Cela correspond, m’a dit Marie-Pier, à 2,2 millions de Québécois.
À ce compte, il faut ajouter l’entourage des personnes handicapées. Eux aussi sont pénalisés par une mauvaise accessibilité.
«On ne vit pas juste dans notre petite bulle à nous, reprend Marie-Pier. La majorité de mes amis ne sont pas handicapés. Quand ils veulent sortir avec moi, ça les fait suer autant que moi qu’on ne puisse pas sortir ensemble.»
«Lorsqu’on adapte un endroit, on le fait pour tout le monde. Ça me permet de sortir avec des gens que j’aime. Et ces gens-là, autour de moi, peuvent me sortir. Toute la société y gagne!»
L’exemple de Victoriaville
Justement, la Ville de Gatineau est en train de revoir sa politique sur l’accessibilité universelle. L’organisme Loisir, sport Outaouais (LSO), entre autres, pousse pour que la municipalité en fasse plus.
Le gouvernement Legault a promis d’investir 1,5 milliard sur 10 ans dans les infrastructures sportives et récréatives. L’occasion est belle de les rendre plus accessibles aux personnes handicapées…
Responsable du dossier à l’URSLO, André Baril exhorte la Ville de Gatineau à développer un réflexe «accessibilité universelle», notamment lorsque vient le temps de concevoir de nouveaux parcs.
À la Ville de Victoriaville, pionnière de l’accessibilité universelle au Québec, ce réflexe est bien présent. «Ça fait en quelque sorte partie de notre ADN», explique Nathalie Roussel, responsable du dossier depuis 1999.
À Victo, tous les festivals et événements doivent se soumettre à des règles strictes en matière d’accessibilité universelle. Sinon, la municipalité leur refusera tout soutien technique et financier. La Ville a aussi développé une procédure en quatre étapes pour s’assurer que les équipements municipaux aillent au-delà des normes en vigueur.
Ainsi, la piscine municipale est équipée de vestiaires adaptés, mais aussi d’une table d’habillage hydraulique, d’un levier sur rail, de fauteuils aquatiques… Des aménagements spécialisés qui visent à ce que les «personnes handicapées passent du statut de spectateur à celui de participant», explique Mme Roussel.

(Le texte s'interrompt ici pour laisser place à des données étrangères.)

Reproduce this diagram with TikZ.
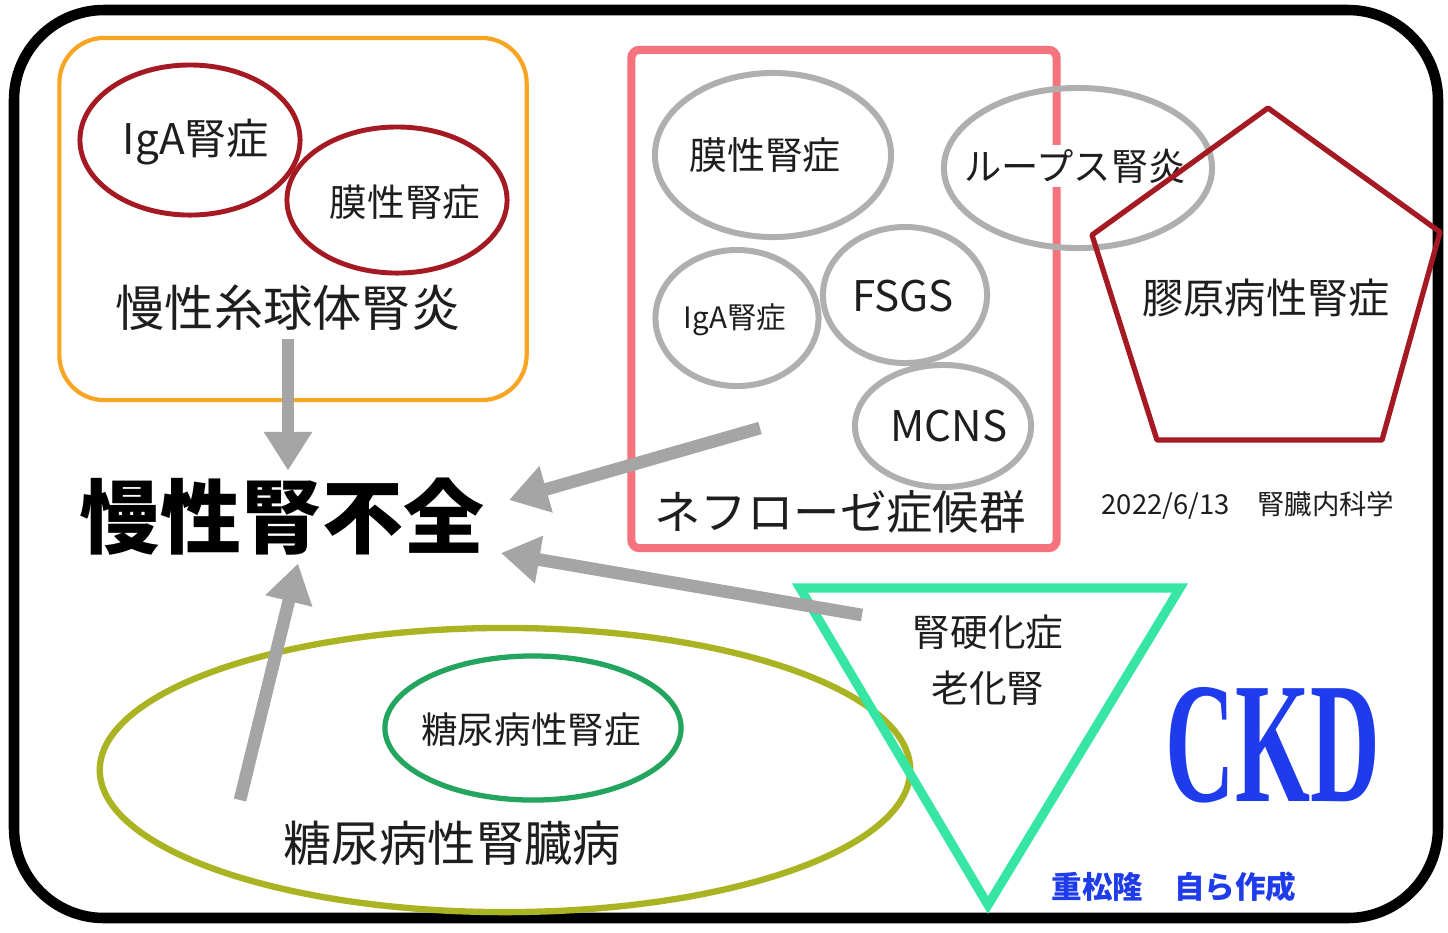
\documentclass[tikz,border=0pt]{standalone}
\usepackage{fontspec}
\setmainfont{Noto Sans CJK JP}
\newfontfamily\ckdfont{Liberation Serif}
\usepackage{tikz}
\usetikzlibrary{shapes.geometric}
\usetikzlibrary{arrows.meta}
\usepackage{xcolor}
\definecolor{ckdorange}{RGB}{247,165,35}
\definecolor{ckdred}{RGB}{165,25,35}
\definecolor{ckdpink}{RGB}{245,115,125}
\definecolor{ringgray}{RGB}{175,175,175}
\definecolor{arrowgray}{RGB}{165,165,165}
\definecolor{ckdaqua}{RGB}{55,230,165}
\definecolor{ckdolive}{RGB}{170,180,35}
\definecolor{ckdgreen}{RGB}{35,165,95}
\definecolor{ckdblue}{RGB}{30,60,235}
\definecolor{ink}{RGB}{30,30,30}

\begin{document}
\begin{tikzpicture}[x=0.01cm, y=-0.01cm,
        txt/.style={font=\fontsize{#1}{#1}\selectfont, text=ink, inner sep=2pt},
        redring/.style={draw=ckdred, line width=1.4pt, ellipse, inner sep=0pt},
        grayring/.style={draw=ringgray, line width=1.7pt, ellipse, inner sep=0pt},
        fatarrow/.style={-{Triangle[width=13pt,length=11pt]}, line width=3.6pt, draw=arrowgray}]
            \useasboundingbox (0,0) rectangle (1448,932);
            \fill[white] (0,0) rectangle (1448,932);
            % CKD frame
            \draw[line width=3pt, rounded corners=0.9cm] (14,10) rectangle (1438,918);

            % Chronic glomerulonephritis
            \node[draw=ckdorange, line width=1.2pt, rounded corners=0.45cm, minimum width=4.67cm, minimum height=3.62cm] (gnBox) at (293,219) {};
            \node[redring, minimum width=2.2cm, minimum height=1.5cm] (igaRing) at (190,140) {};
            \node[redring, minimum width=2.2cm, minimum height=1.46cm] (memRing) at (397,200) {};
            \node[txt=12] (igaTxt) at (196,142) {IgA腎症};
            \node[txt=10.7] (memTxt) at (405,202) {膜性腎症};
            \node[txt=14] (gnTxt) at (288,308) {慢性糸球体腎炎};

            % Chronic renal failure
            \node[font=\bfseries\fontsize{23}{23}\selectfont, inner sep=2pt] (failTxt) at (282,517) {慢性腎不全};

            % Nephrotic syndrome
            \node[draw=ckdpink, line width=2.3pt, rounded corners=0.08cm, minimum width=4.25cm, minimum height=4.98cm] (nsBox) at (844,299) {};
            \node[grayring, minimum width=2.36cm, minimum height=1.64cm] (mnRing) at (773,155) {};
            \node[grayring, minimum width=2.68cm, minimum height=1.6cm] (lupusRing) at (1078,168) {};
            \node[grayring, minimum width=1.63cm, minimum height=1.36cm] (igaSmallRing) at (737,318) {};
            \node[grayring, minimum width=1.64cm, minimum height=1.36cm] (fsgsRing) at (905,295) {};
            \node[grayring, minimum width=1.76cm, minimum height=1.22cm] (mcnsRing) at (943,426) {};
            \node[txt=10.8] (mnTxt) at (765,155) {膜性腎症};
            \node[txt=10.6, fill=white, inner sep=1pt] (lupusTxt) at (1075,166) {ループス腎炎};
            \node[txt=8.4] (igaSmallTxt) at (735,320) {IgA腎症};
            \node[txt=12] (fsgsTxt) at (903,296) {FSGS};
            \node[txt=12] (mcnsTxt) at (949,426) {MCNS};
            \node[txt=13.2] (nsTxt) at (840,512) {ネフローゼ症候群};

            % Collagen disease
            \draw[draw=ckdred, line width=1.5pt, line join=round] (1268,108) -- (1440,232) -- (1382,440) -- (1157,440) -- (1092,235) -- cycle;
            \node[txt=11.7] (collTxt) at (1266,298) {膠原病性腎症};
            \node[txt=7.8] (dateTxt) at (1248,505) {2022/6/13　腎臓内科学};

            % Diabetic kidney disease
            \node[draw=ckdolive, line width=1.8pt, ellipse, minimum width=8.1cm, minimum height=2.84cm] (dkdRing) at (505,770) {};
            \node[draw=ckdgreen, line width=1.5pt, ellipse, minimum width=2.96cm, minimum height=1.44cm] (dnRing) at (533,728) {};
            \node[txt=10.4] (dnTxt) at (531,730) {糖尿病性腎症};
            \node[txt=13.7] (dkdTxt) at (452,843) {糖尿病性腎臓病};

            % Nephrosclerosis
            \draw[draw=ckdaqua, line width=2.6pt] (800,588) -- (1180,588) -- (988,905) -- cycle;
            \node[txt=10.7] (sclTxt) at (988,632) {腎硬化症};
            \node[txt=10.7] (agingTxt) at (988,688) {老化腎};

            \node[text=ckdblue, font=\ckdfont\bfseries\fontsize{49}{49}\selectfont] (ckdTxt) at (1273,745) {\scalebox{0.56}[1]{CKD}};
            \node[text=ckdblue, font=\bfseries\fontsize{8.7}{8.7}\selectfont] (authorTxt) at (1174,887) {重松隆　自ら作成};

            % Arrows
            \coordinate (nsFrom) at (760,428);
            \coordinate (sclFrom) at (862,615);
            \coordinate (dkdFrom) at (240,800);
            \draw[fatarrow] (gnTxt.south) -- (failTxt.north -| gnTxt.south);
            \draw[fatarrow] (nsFrom) -- ([xshift=0.17cm,yshift=0.17cm]failTxt.east);
            \draw[fatarrow] (sclFrom) -- ([xshift=0.09cm,yshift=-0.36cm]failTxt.east);
            \draw[fatarrow] (dkdFrom) -- ([xshift=0.16cm]failTxt.south);
        \end{tikzpicture}
\end{document}
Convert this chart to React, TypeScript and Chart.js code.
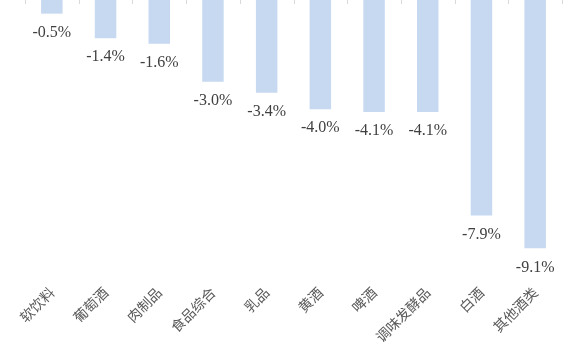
import React, { useEffect, useRef } from "react";
import { Chart, registerables } from "chart.js";

Chart.register(...registerables);

const categories = ["软饮料", "葡萄酒", "肉制品", "食品综合", "乳品", "黄酒", "啤酒", "调味发酵品", "白酒", "其他酒类"];
const values = [-0.5, -1.4, -1.6, -3.0, -3.4, -4.0, -4.1, -4.1, -7.9, -9.1];

const BAR_COLOR = "#C6D9F1";

const topTicksPlugin = {
  id: "topTicks",
  afterDatasetsDraw(chart: any) {
    const x = chart.scales.x;
    const ctx = chart.ctx;
    const top = chart.chartArea.top;
    const half = (x.getPixelForValue(1) - x.getPixelForValue(0)) / 2;
    ctx.save();
    ctx.strokeStyle = "#D9D9D9";
    ctx.lineWidth = 1;
    for (let i = 0; i <= categories.length; i++) {
      const px = Math.round(x.getPixelForValue(i) - half) + 0.5;
      ctx.beginPath();
      ctx.moveTo(px, top);
      ctx.lineTo(px, top + 4);
      ctx.stroke();
    }
    ctx.restore();
  },
};

const dataLabelPlugin = {
  id: "dataLabels",
  afterDatasetsDraw(chart: any) {
    const ctx = chart.ctx;
    const meta = chart.getDatasetMeta(0);
    ctx.save();
    ctx.font = "16px 'Liberation Serif', 'Times New Roman', serif";
    ctx.fillStyle = "#404040";
    ctx.textAlign = "center";
    ctx.textBaseline = "top";
    meta.data.forEach((bar: any, i: number) => {
      ctx.fillText(values[i].toFixed(1) + "%", bar.x, bar.y + 11);
    });
    ctx.restore();
  },
};

export default function App() {
  const ref = useRef<HTMLCanvasElement>(null);
  useEffect(() => {
    if (!ref.current) return;
    const chart = new Chart(ref.current, {
      type: "bar",
      data: {
        labels: categories,
        datasets: [
          {
            data: values,
            backgroundColor: BAR_COLOR,
            borderWidth: 0,
            barPercentage: 0.4,
            categoryPercentage: 1,
          },
        ],
      },
      options: {
        animation: false,
        responsive: true,
        maintainAspectRatio: false,
        layout: { padding: { left: 25, right: 6, top: 0, bottom: 0 } },
        plugins: { legend: { display: false }, tooltip: { enabled: false } },
        scales: {
          x: {
            position: "bottom",
            grid: { display: false, drawTicks: false },
            border: { display: false },
            ticks: {
              autoSkip: false,
              maxRotation: 45,
              minRotation: 45,
              padding: 4,
              color: "#595959",
              font: { family: "'Noto Sans CJK SC', sans-serif", size: 14 },
            },
            afterFit(scale: any) {
              scale.height = 77;
            },
          },
          y: {
            display: false,
            min: -10.26,
            max: 0,
          },
        },
      },
      plugins: [topTicksPlugin, dataLabelPlugin],
    });
    return () => chart.destroy();
  }, []);
  return (
    <div style={{ position: "absolute", left: 0, top: 0, width: 568, height: 357 }}>
      <canvas ref={ref} />
    </div>
  );
}
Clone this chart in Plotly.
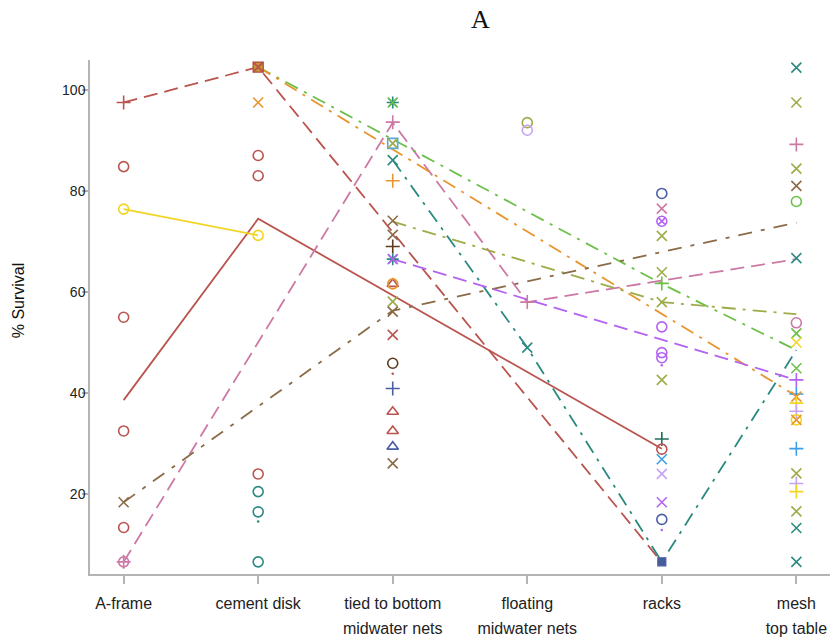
import plotly.graph_objects as go

# ---------------- data ----------------
categories = ["A-frame", "cement disk", "tied to bottom", "floating", "racks", "mesh"]
label_line1 = ["A-frame", "cement disk", "tied to bottom", "floating", "racks", "mesh"]
label_line2 = ["", "", "midwater nets", "midwater nets", "", "top table"]
y_ticks = [20, 40, 60, 80, 100]

# line series (mean survival per study), None where not tested
line_red_dash = [97.5, 104.5, None, None, 6.5, None]
line_red_solid = [38.6, 74.5, None, None, 29.0, None]
line_yellow = [76.4, 71.2, None, None, None, None]
line_pink = [6.6, None, 93.5, 58.0, None, 66.5]
line_green = [None, 104.5, None, None, 61.6, 48.5]
line_orange = [None, 104.5, None, None, None, 39.4]
line_teal = [None, None, 86.1, 49.0, 6.6, 48.5]
line_olive = [None, None, 73.9, None, 58.0, 55.6]
line_brown = [18.4, None, 56.3, None, None, 73.7]
line_purple = [None, None, 66.5, None, None, 42.6]

# individual observations per category (value, study id)
aframe_vals = [97.5, 84.8, 76.4, 55.0, 32.5, 18.4, 13.4, 6.6, 6.6]
aframe_ids = ["red+", "redO", "yelO", "redO", "redO", "brnX", "redO", "pinkO", "pink+"]

cement_vals = [104.5, 104.5, 97.5, 87.0, 83.0, 71.2, 24.0, 20.5, 16.5, 14.6, 6.6]
cement_ids = ["orgSq", "redX", "orgX", "redO", "redO", "yelO", "redO", "tealO", "tealO", "tealDot", "tealO"]

tied_vals = [97.5, 97.5, 93.6, 89.4, 89.4, 86.1, 82.0, 74.1, 71.3, 69.0, 66.5, 66.5,
             61.6, 61.6, 58.1, 56.1, 51.5, 45.9, 43.8, 40.9, 36.3, 32.5, 29.4, 26.1]
tied_ids = ["tealAst", "grnX", "pink+", "ltbSq", "olvX", "tealX", "org+", "brnX", "brnX", "dkb+",
            "tealAst", "purX", "redTri", "orgO", "olvX", "brnX", "redX", "dkbO", "redDot", "navy+",
            "redTri", "redTri", "navyTri", "brnX"]

floating_vals = [93.5, 92.0, 58.0, 49.0]
floating_ids = ["olvO", "lavO", "pink+", "tealX"]

racks_vals = [79.5, 76.5, 74.0, 71.1, 63.9, 61.7, 58.0, 53.1, 48.0, 47.0, 45.5, 42.6,
              30.9, 28.9, 26.9, 24.0, 18.4, 15.0, 12.9, 6.6]
racks_ids = ["navyO", "pinkX", "purOX", "olvX", "olvX", "grn+", "olvX", "purO", "purO", "purO",
             "purDot", "olvX", "dkt+", "redO", "azX", "lavX", "purX", "navyO", "purDot", "navySq"]

mesh_vals = [104.4, 97.5, 89.2, 84.4, 81.0, 77.9, 66.7, 53.9, 51.8, 50.0, 44.9, 42.6, 39.8,
             39.3, 38.0, 36.4, 34.7, 34.7, 29.0, 24.1, 22.1, 20.5, 16.6, 13.3, 6.6]
mesh_ids = ["tealX", "olvX", "pink+", "olvX", "brnX", "grnO", "tealX", "pinkO", "grnX", "yelX",
            "grnX", "pur+", "az+", "orgX", "yel+", "lav+", "yelO", "orgX", "az+", "olvX", "lav+",
            "yel+", "olvX", "tealX", "tealX"]

# ---------------- styles ----------------
RED = "#b9544f"
YELLOW = "#f2d522"
PINK = "#cc79a5"
GREEN = "#6cc04a"
ORANGE = "#e8952f"
TEAL = "#2b8a80"
OLIVE = "#9dab48"
BROWN = "#8b6b47"
PURPLE = "#b462f0"
LAVENDER = "#c6a2f4"
NAVY = "#4d5ea6"
AZURE = "#3c9de8"
DKBROWN = "#5c3b1c"
DKTEAL = "#1f6e5e"
LTBLUE = "#5aa8e8"

marker_style = {
    "red+": (RED, "cross-thin-open"), "redO": (RED, "circle-open"), "redX": (RED, "x-thin-open"),
    "redTri": (RED, "triangle-up-open"), "redDot": (RED, "circle"),
    "yelO": (YELLOW, "circle-open"), "yelX": (YELLOW, "x-thin-open"), "yel+": (YELLOW, "cross-thin-open"),
    "brnX": (BROWN, "x-thin-open"), "dkb+": (DKBROWN, "cross-thin-open"), "dkbO": (DKBROWN, "circle-open"),
    "pinkO": (PINK, "circle-open"), "pink+": (PINK, "cross-thin-open"), "pinkX": (PINK, "x-thin-open"),
    "orgSq": (ORANGE, "square"), "orgX": (ORANGE, "x-thin-open"), "org+": (ORANGE, "cross-thin-open"),
    "orgO": (ORANGE, "circle-open"),
    "tealO": (TEAL, "circle-open"), "tealX": (TEAL, "x-thin-open"), "tealAst": (TEAL, "asterisk-open"),
    "tealDot": (TEAL, "circle"),
    "grnX": (GREEN, "x-thin-open"), "grn+": (GREEN, "cross-thin-open"), "grnO": (GREEN, "circle-open"),
    "ltbSq": (LTBLUE, "square-open"),
    "olvX": (OLIVE, "x-thin-open"), "olvO": (OLIVE, "circle-open"),
    "lavO": (LAVENDER, "circle-open"), "lavX": (LAVENDER, "x-thin-open"), "lav+": (LAVENDER, "cross-thin-open"),
    "purX": (PURPLE, "x-thin-open"), "purO": (PURPLE, "circle-open"), "purOX": (PURPLE, "circle-x-open"),
    "pur+": (PURPLE, "cross-thin-open"), "purDot": (PURPLE, "circle"),
    "navyO": (NAVY, "circle-open"), "navy+": (NAVY, "cross-thin-open"), "navyTri": (NAVY, "triangle-up-open"),
    "navySq": (NAVY, "square-x"),
    "dkt+": (DKTEAL, "cross-thin-open"),
    "azX": (AZURE, "x-thin-open"), "az+": (AZURE, "cross-thin-open"),
}

fig = go.Figure()

lines = [
    (line_red_dash, RED, "14px,7px"),
    (line_red_solid, RED, "solid"),
    (line_yellow, YELLOW, "solid"),
    (line_pink, PINK, "14px,7px"),
    (line_green, GREEN, "14px,7px,3px,7px"),
    (line_orange, ORANGE, "14px,7px,3px,7px"),
    (line_teal, TEAL, "14px,7px,3px,7px"),
    (line_olive, OLIVE, "14px,7px,3px,7px"),
    (line_brown, BROWN, "14px,9px,4px,9px"),
    (line_purple, PURPLE, "14px,7px"),
]
for vals, col, dash in lines:
    fig.add_trace(go.Scatter(x=categories, y=vals, mode="lines", connectgaps=True,
                             line=dict(color=col, width=1.8, dash=dash),
                             showlegend=False, hoverinfo="skip"))

groups = [
    ("A-frame", aframe_vals, aframe_ids),
    ("cement disk", cement_vals, cement_ids),
    ("tied to bottom", tied_vals, tied_ids),
    ("floating", floating_vals, floating_ids),
    ("racks", racks_vals, racks_ids),
    ("mesh", mesh_vals, mesh_ids),
]
for cat, vals, ids in groups:
    for v, sid in zip(vals, ids):
        col, sym = marker_style[sid]
        if sym == "circle":
            mk = dict(symbol="circle", size=2.5, color=col)
        elif sym == "square":
            mk = dict(symbol="square-x", size=10, color="#c99a34", line=dict(color="#b04a3a", width=1.3))
        elif sym == "square-x":
            mk = dict(symbol="square-x", size=8, color="#3f5d8f", line=dict(color=NAVY, width=1.2))
        else:
            mk = dict(symbol=sym, size=10, color=col, line=dict(color=col, width=1.6))
        fig.add_trace(go.Scatter(x=[cat], y=[v], mode="markers", marker=mk,
                                 showlegend=False, hoverinfo="skip"))

# dummy trace for second tick-label row axis
fig.add_trace(go.Scatter(x=list(range(len(categories))), y=[None] * len(categories), xaxis="x2",
                         mode="markers", showlegend=False, hoverinfo="skip"))

AX = "#b4b4b4"
fig.update_layout(
    width=833, height=643,
    margin=dict(l=90, r=3, t=60, b=69),
    paper_bgcolor="white", plot_bgcolor="white",
    font=dict(family="Liberation Sans, Arial, sans-serif", color="#222"),
    xaxis=dict(type="category", categoryorder="array", categoryarray=categories,
               range=[-0.25, 5.25], tickmode="array", tickvals=categories, ticktext=label_line1,
               showline=True, linecolor=AX, linewidth=1.5, ticks="outside", ticklen=8,
               tickcolor=AX, tickwidth=1.5, showgrid=False, zeroline=False,
               tickfont=dict(size=16, color="#222"), ticklabelstandoff=6),
    xaxis2=dict(overlaying="x", anchor="y", side="bottom", range=[-0.25, 5.25],
                tickmode="array", tickvals=list(range(len(categories))), ticktext=label_line2,
                showline=False, ticks="", showgrid=False, zeroline=False,
                tickfont=dict(size=16, color="#222"), ticklabelstandoff=43),
    yaxis=dict(range=[4.2, 105.9], tickmode="array", tickvals=y_ticks,
               showline=True, linecolor=AX, linewidth=1.5, ticks="outside", ticklen=6,
               tickcolor=AX, tickwidth=1.5, showgrid=False, zeroline=False,
               tickfont=dict(size=14, color="#222"), ticklabelstandoff=-6),
    annotations=[
        dict(text="A", xref="paper", yref="paper", x=0.528, y=1.078, xanchor="center", yanchor="middle",
             showarrow=False, font=dict(family="Liberation Serif, Times New Roman, serif", size=26, color="#111")),
        dict(text="% Survival", xref="paper", yref="paper", x=-0.097, y=0.533, textangle=-90,
             xanchor="center", yanchor="middle", showarrow=False, font=dict(size=16, color="#111")),
    ],
)

fig.write_html("out.html")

Toutes les villes devraient suivre l’exemple de Victoriaville, s’enthousiasme Marie-Pier Bouladier.
«C’est l’endroit au Québec où les personnes handicapées sont les plus considérées. Victoriaville va au-delà des normes du bâtiment et des normes d’urbanisme. C’est possible à condition d’en faire une priorité. Et ça coûte souvent moins cher qu’on pense.»